As I read Jack Straw's comments on the veil, I don't see any bigotry in his idea. He is simply saying that when he deals with people, he prefers to deal with their face. And, furthermore, Muslim women who chose to wear the veil (no matter what be their motive) seperate themselves from the rest of society. I am highly respectful of muslim rights to religious dress, but Straw's argument was not religious... it was practical.

According to most Muslim clerics, the veil exists to shelter, seperate and protect women from the outside world. Straw is presenting the other side of that argument: that seperation has an effect on society. You can't visually seperate yourself from the rest of the world and expect everybody to understand that.

I repeat again: Muslim women have every right to veil their heads and even their faces according to religious custom. I respect that choice deeply. But, they should be neither surprised nor offended when it is hard to integrate into a society.

Western society is built upon face-to-face relationships. And, a huge part of our interpersonal communication happens through body language or facial expressions. If you take those out of the occasion... a "face to face" conversation is no different than a phone call. In fact, in the case of veiled faces, it is a one-sided conversation. One can see what the other cannot.

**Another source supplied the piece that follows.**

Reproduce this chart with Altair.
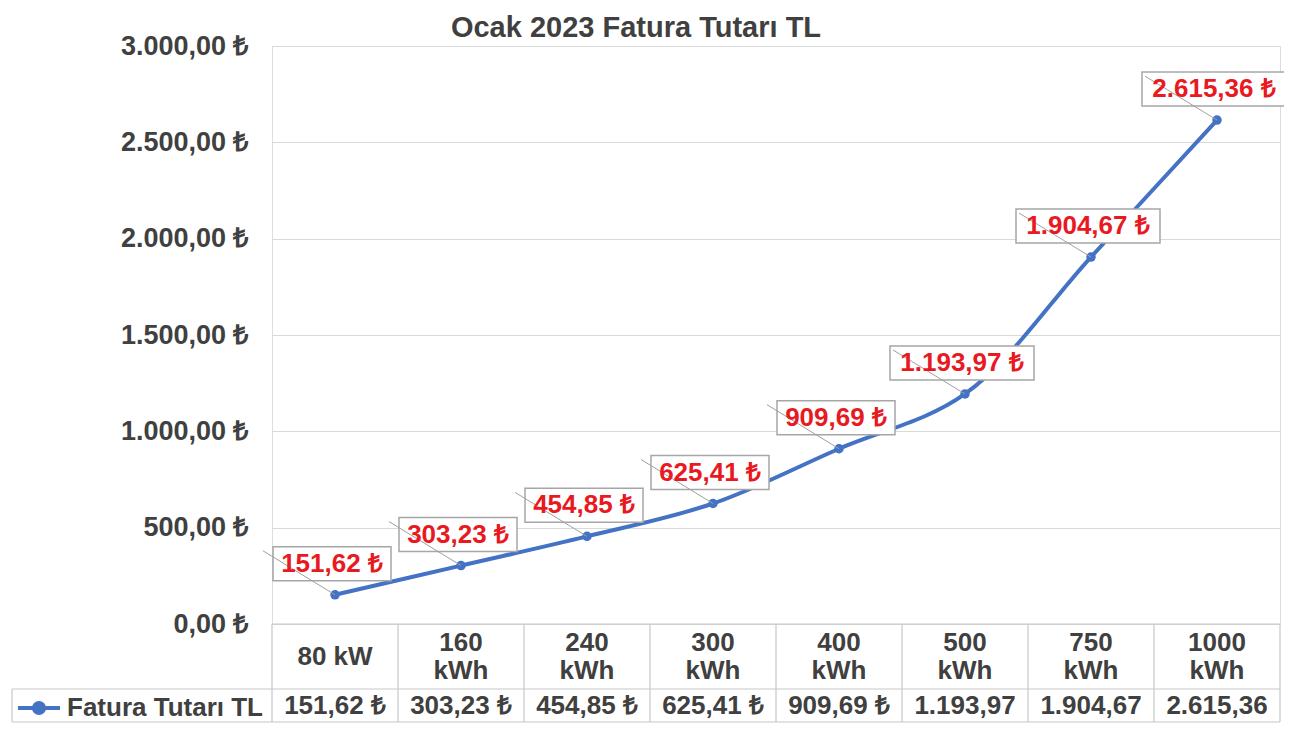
import altair as alt
import pandas as pd

# ---- data -------------------------------------------------------------
categories = ["80 kW", "160\nkWh", "240\nkWh", "300\nkWh", "400\nkWh",
              "500\nkWh", "750\nkWh", "1000\nkWh"]
values = [151.62, 303.23, 454.85, 625.41, 909.69, 1193.97, 1904.67, 2615.36]
table_texts = ["151,62 ₺", "303,23 ₺", "454,85 ₺", "625,41 ₺", "909,69 ₺",
               "1.193,97", "1.904,67", "2.615,36"]
series_name = "Fatura Tutarı TL"
y_ticks = [0, 500, 1000, 1500, 2000, 2500, 3000]
title_text = "Ocak 2023 Fatura Tutarı TL"


def tr_money(v):
    s = f"{v:,.2f}"
    return s.replace(",", "_").replace(".", ",").replace("_", ".") + " ₺"


df = pd.DataFrame({
    "idx": list(range(len(categories))),
    "cat": categories,
    "value": values,
    "label": [tr_money(v) for v in values],
    "table": table_texts,
    "series": [series_name] * len(categories),
})
edges = pd.DataFrame({"e": [i - 0.5 for i in range(len(categories) + 1)]})
one = alt.Data(values=[{"k": 0}])

# ---- layout -----------------------------------------------------------
W, H = 1008, 578
PX = W / len(categories)
FONT = "Liberation Sans"
GRAY = "#404040"
BLUE = "#4472C4"
RED = "#E8191F"
BORDER = "#c8c8c8"
ROW1 = 65
ROW2 = 98
FS = 26
LH = 28

xscale = alt.Scale(domain=[-0.5, len(categories) - 0.5], nice=False, zero=False)
x = alt.X("idx:Q", scale=xscale, axis=None)
y = alt.Y(
    "value:Q",
    scale=alt.Scale(domain=[0, 3000], nice=False),
    axis=alt.Axis(
        values=y_ticks,
        labelExpr="replace(replace(replace(format(datum.value, ',.2f'), ',', '#'), '.', ','), '#', '.') + ' ₺'",
        title=None, domain=False, ticks=False,
        labelFont=FONT, labelFontSize=27, labelFontWeight="bold",
        labelColor=GRAY, labelPadding=24,
        gridColor="#d9d9d9", gridWidth=1.2,
    ),
)

base = alt.Chart(df)

line = base.mark_line(interpolate="catmull-rom", strokeWidth=4).encode(
    x=x, y=y,
    color=alt.Color(
        "series:N",
        scale=alt.Scale(range=[BLUE]),
        legend=alt.Legend(
            title=None, orient="none", legendX=-256, legendY=H + 61,
            symbolType="M-1,0L1,0M0.24,0A0.24,0.24,0,1,1,-0.24,0A0.24,0.24,0,1,1,0.24,0",
            symbolSize=1764, symbolStrokeWidth=4,
            symbolFillColor=BLUE, symbolStrokeColor=BLUE,
            labelFont=FONT, labelFontSize=FS, labelFontWeight="bold",
            labelColor=GRAY, labelOffset=5, labelLimit=400, padding=0,
        ),
    ),
)

points = base.mark_circle(size=90, color=BLUE, opacity=1).encode(x=x, y=y)

boxes = base.transform_calculate(
    hw=f"(length(datum.label) * 13 + 14) / 2 / {PX}",
    xl=f"datum.idx - 3 / {PX} - datum.hw",
    xr=f"datum.idx - 3 / {PX} + datum.hw",
).mark_rect(fill="white", stroke="#a6a6a6", strokeWidth=1.5,
            yOffset=-48, y2Offset=-14).encode(
    x=alt.X("xl:Q", scale=xscale, axis=None), x2="xr:Q",
    y=y, y2="value:Q",
)

leaders = base.mark_rule(color="#a0a0a0", strokeWidth=1,
                         x2Offset=-72, y2Offset=-44).encode(
    x=x, x2="idx:Q", y=y, y2="value:Q"
)

labels = base.mark_text(font=FONT, fontSize=FS, fontWeight="bold", color=RED,
                        dx=-3, dy=-31, baseline="middle", align="center").encode(
    x=x, y=y, text="label:N"
)

# ---- data table under the plot ---------------------------------------
vrules = alt.Chart(edges).mark_rule(color=BORDER, strokeWidth=1.2).encode(
    x=alt.X("e:Q", scale=xscale, axis=None),
    y=alt.value(H), y2=alt.value(H + ROW2),
)
top_rule = alt.Chart(one).mark_rule(color=BORDER, strokeWidth=1.2).encode(
    x=alt.value(0), x2=alt.value(W), y=alt.value(H))
mid_rule = alt.Chart(one).mark_rule(color=BORDER, strokeWidth=1.2).encode(
    x=alt.value(-260), x2=alt.value(W), y=alt.value(H + ROW1))
bot_rule = alt.Chart(one).mark_rule(color=BORDER, strokeWidth=1.2).encode(
    x=alt.value(-260), x2=alt.value(W), y=alt.value(H + ROW2))
left_rule = alt.Chart(one).mark_rule(color=BORDER, strokeWidth=1.2).encode(
    x=alt.value(-260), y=alt.value(H + ROW1), y2=alt.value(H + ROW2))

text_style = dict(font=FONT, fontSize=FS, fontWeight="bold", color=GRAY,
                  baseline="middle", align="center")
header_single = base.transform_filter(
    "indexof(datum.cat, '\\n') < 0"
).mark_text(**text_style).encode(
    x=x, y=alt.value(H + ROW1 / 2), text="cat:N"
)
header_double = base.transform_filter(
    "indexof(datum.cat, '\\n') >= 0"
).mark_text(lineBreak="\n", lineHeight=LH, **text_style).encode(
    x=x, y=alt.value(H + ROW1 / 2 - LH / 2), text="cat:N"
)
value_text = base.mark_text(**text_style).encode(
    x=x, y=alt.value(H + (ROW1 + ROW2) / 2), text="table:N"
)

chart = alt.layer(
    line, points, boxes, leaders, labels,
    vrules, top_rule, mid_rule, bot_rule, left_rule,
    header_single, header_double, value_text,
).properties(
    width=W, height=H,
    title=alt.TitleParams(text=title_text, font=FONT, fontSize=29,
                          fontWeight="bold", color=GRAY, anchor="middle",
                          dx=-140, dy=15),
    autosize=alt.AutoSizeParams(type="none"),
    padding={"left": 264, "top": 38, "right": 4, "bottom": 100},
).configure_view(stroke=None).configure(background="white")

chart.save("out.html", embed_options={"renderer": "svg", "actions": False})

The basis of Straw's comment was that when veiled Muslim women come to his constituency office to meet with him, he asks them to remove the veil (always making sure there is a female staff member present). And, according to his comments, he has not yet had a women refuse. For any effective interaction, both sides must be comfortable with the relationship. Communication must start on EQUAL grounds.

There is much political hoopla in England right now over this statement. But, I truly see nothing bigoted in what he said. It is true that Muslim women who choose to veil their faces have a more difficult time integrating into society. And, to be honest, maybe they do not want to fully integrate. But, they cannot assert that the barrier they create must only be understood on their terms.

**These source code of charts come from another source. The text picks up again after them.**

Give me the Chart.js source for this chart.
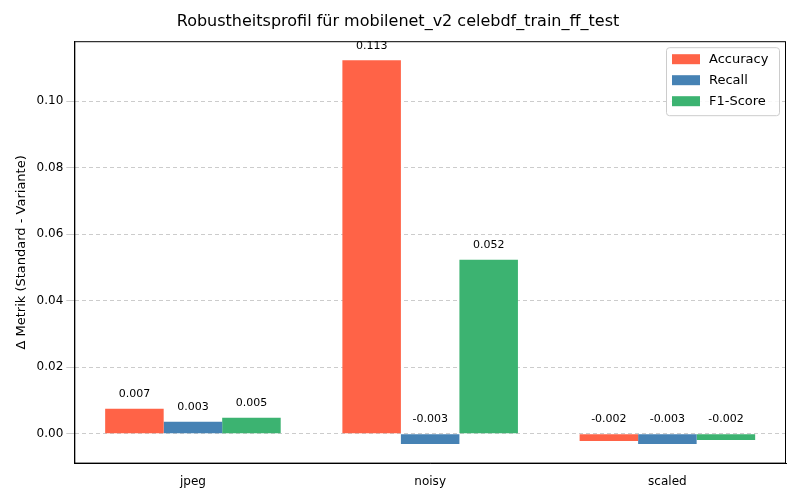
<!DOCTYPE html>
<html>
<head>
<meta charset="utf-8">
<script src="https://cdn.jsdelivr.net/npm/chart.js@4"></script>
<style>
  body { margin: 0; background: #fff; }
  #wrap { width: 800px; height: 500px; }
</style>
</head>
<body>
<div id="wrap"><canvas id="c"></canvas></div>
<script>
const categories = ["jpeg", "noisy", "scaled"];
const accuracy = [0.0075, 0.1123, -0.0022];
const recall = [0.0036, -0.0031, -0.0031];
const f1 = [0.0048, 0.0523, -0.0019];
const accLabels = ["0.007", "0.113", "-0.002"];
const recLabels = ["0.003", "-0.003", "-0.003"];
const f1Labels = ["0.005", "0.052", "-0.002"];

// value labels, frame and a matplotlib-like legend box
const extras = {
    id: "extras",
    afterDatasetsDraw(chart) {
        const ctx = chart.ctx;
        const y = chart.scales.y;
        const a = chart.chartArea;
        const all = [accLabels, recLabels, f1Labels];
        ctx.save();
        ctx.font = "11px 'DejaVu Sans'";
        ctx.fillStyle = "#000";
        ctx.textAlign = "center";
        ctx.textBaseline = "bottom";
        chart.data.datasets.forEach((ds, i) => {
            chart.getDatasetMeta(i).data.forEach((bar, j) => {
                const top = y.getPixelForValue(Math.max(ds.data[j], 0));
                ctx.fillText(all[i][j], bar.x, top - 9);
            });
        });

        // frame
        ctx.strokeStyle = "#000";
        ctx.lineWidth = 1;
        ctx.strokeRect(a.left + 0.5, a.top + 0.5, a.right - a.left - 1, a.bottom - a.top - 1);

        // legend
        const w = 113, h = 68;
        const lx = a.right - w - 7, ly = a.top + 6;
        ctx.fillStyle = "rgba(255,255,255,0.85)";
        ctx.strokeStyle = "#ccc";
        ctx.beginPath();
        ctx.roundRect(lx + 0.5, ly + 0.5, w, h, 3);
        ctx.fill();
        ctx.stroke();
        ctx.font = "13px 'DejaVu Sans'";
        ctx.textAlign = "left";
        ctx.textBaseline = "middle";
        chart.data.datasets.forEach((ds, i) => {
            const cy = ly + 12 + i * 21;
            ctx.fillStyle = ds.backgroundColor;
            ctx.fillRect(lx + 6, cy - 5, 28, 10);
            ctx.fillStyle = "#000";
            ctx.fillText(ds.label, lx + 43, cy);
        });
        ctx.restore();
    }
};

Chart.defaults.font.family = "'DejaVu Sans', sans-serif";
Chart.defaults.color = "#000";

new Chart(document.getElementById("c"), {
    type: "bar",
    data: {
        labels: categories,
        datasets: [
            { label: "Accuracy", data: accuracy, backgroundColor: "#ff6347" },
            { label: "Recall", data: recall, backgroundColor: "#4682b4" },
            { label: "F1-Score", data: f1, backgroundColor: "#3cb371" }
        ]
    },
    options: {
        responsive: true,
        maintainAspectRatio: false,
        animation: false,
        layout: { padding: { left: 10, right: 14, top: 0, bottom: 8 } },
        datasets: { bar: { categoryPercentage: 0.74, barPercentage: 1.0 } },
        plugins: {
            title: {
                display: true,
                text: "Robustheitsprofil für mobilenet_v2 celebdf_train_ff_test",
                font: { size: 16, weight: "normal" },
                padding: { top: 12, bottom: 10 }
            },
            legend: { display: false },
            tooltip: { enabled: false }
        },
        scales: {
            x: {
                grid: { display: false },
                border: { color: "#000" },
                ticks: { font: { size: 12 } }
            },
            y: {
                min: -0.009,
                max: 0.118,
                border: { color: "#000", dash: [4, 3] },
                grid: { color: "#ccc" },
                ticks: {
                    font: { size: 12 },
                    callback: v => v.toFixed(2)
                },
                afterBuildTicks: s => {
                    s.ticks = [0, 0.02, 0.04, 0.06, 0.08, 0.1].map(v => ({ value: v }));
                },
                title: { display: true, text: "Δ Metrik (Standard - Variante)", font: { size: 13 } }
            }
        }
    },
    plugins: [extras]
});
</script>
</body>
</html>
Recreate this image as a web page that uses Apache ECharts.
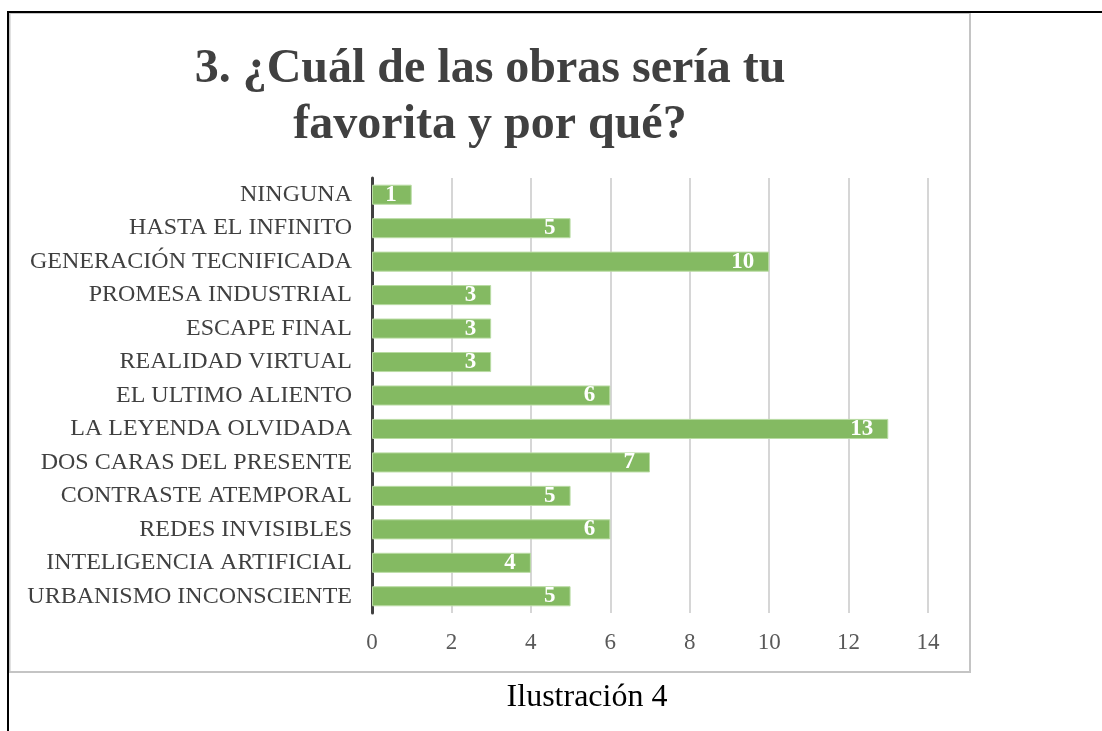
<!DOCTYPE html>
<html>
<head>
<meta charset="utf-8">
<script src="https://cdn.jsdelivr.net/npm/echarts@6/dist/echarts.min.js"></script>
<style>
  html, body { margin: 0; padding: 0; background: #fff; }
  #chart { width: 1102px; height: 731px; }
</style>
</head>
<body>
<div id="chart"></div>
<script>
// Works chosen as favourite, listed top to bottom
const categories = [
  'NINGUNA',
  'HASTA EL INFINITO',
  'GENERACIÓN TECNIFICADA',
  'PROMESA INDUSTRIAL',
  'ESCAPE FINAL',
  'REALIDAD VIRTUAL',
  'EL ULTIMO ALIENTO',
  'LA LEYENDA OLVIDADA',
  'DOS CARAS DEL PRESENTE',
  'CONTRASTE ATEMPORAL',
  'REDES INVISIBLES',
  'INTELIGENCIA ARTIFICIAL',
  'URBANISMO INCONSCIENTE'
];
const votes = [1, 5, 10, 3, 3, 3, 6, 13, 7, 5, 6, 4, 5];
const titleLines = ['3. ¿Cuál de las obras sería tu', 'favorita y por qué?'];
const captionText = 'Ilustración 4';

const serif = '"Liberation Serif", "DejaVu Serif", serif';
const chart = echarts.init(document.getElementById('chart'));

chart.setOption({
  animation: false,
  backgroundColor: '#ffffff',
  title: [
    {
      text: titleLines.join('\n'),
      left: 485, top: 37, textAlign: 'center',
      textStyle: { fontFamily: serif, fontWeight: 'bold', fontSize: 48, lineHeight: 56, color: '#404040' }
    },
    {
      text: captionText,
      left: 582, top: 677, textAlign: 'center',
      textStyle: { fontFamily: serif, fontWeight: 'normal', fontSize: 32, color: '#000000' }
    }
  ],
  graphic: [
    // chart frame
    { type: 'rect', shape: { x: 9.5, y: 13, width: 960.5, height: 659 },
      style: { fill: 'none', stroke: '#c4c4c4', lineWidth: 2 }, z: 0 },
    // page rules
    { type: 'line', shape: { x1: 8, y1: 12, x2: 1102, y2: 12 },
      style: { stroke: '#000000', lineWidth: 2 }, z: 1 },
    { type: 'line', shape: { x1: 8, y1: 11, x2: 8, y2: 731 },
      style: { stroke: '#000000', lineWidth: 2 }, z: 1 }
  ],
  grid: { left: 372, right: 174, top: 178, bottom: 118, containLabel: false },
  xAxis: {
    type: 'value', min: 0, max: 14, interval: 2,
    axisLine: { show: false },
    axisTick: { show: false },
    splitLine: { show: true, lineStyle: { color: '#c8c8c8', width: 1.5 } },
    axisLabel: { fontFamily: serif, fontSize: 23, color: '#595959', margin: 18 }
  },
  yAxis: {
    type: 'category', data: categories, inverse: true,
    axisLine: { show: true, lineStyle: { color: '#404040', width: 3 } },
    axisTick: { show: false },
    axisLabel: { fontFamily: serif, fontSize: 24, color: '#404040', margin: 20 }
  },
  series: [{
    type: 'bar',
    data: votes,
    barWidth: '60%',
    itemStyle: { color: '#84ba62', borderColor: '#b9dba3', borderWidth: 1 },
    label: {
      show: true, position: 'insideRight', distance: 15,
      fontFamily: serif, fontWeight: 'bold', fontSize: 23, color: '#ffffff'
    },
    z: 3
  }]
});
</script>
</body>
</html>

We live in a world of relationships. And, while I respect DEEPLY women who choose to wear full veils, I also agree with Mr. Straw. The veil is a barrier that works both ways. Especially in private meetings where complete understanding is paramount: I want to see a face.

That is all.


1 comment:

Nectar said...


I'm a little surprised that there are some who wear a full veil and yet go out of the home not accompanied by a male family member.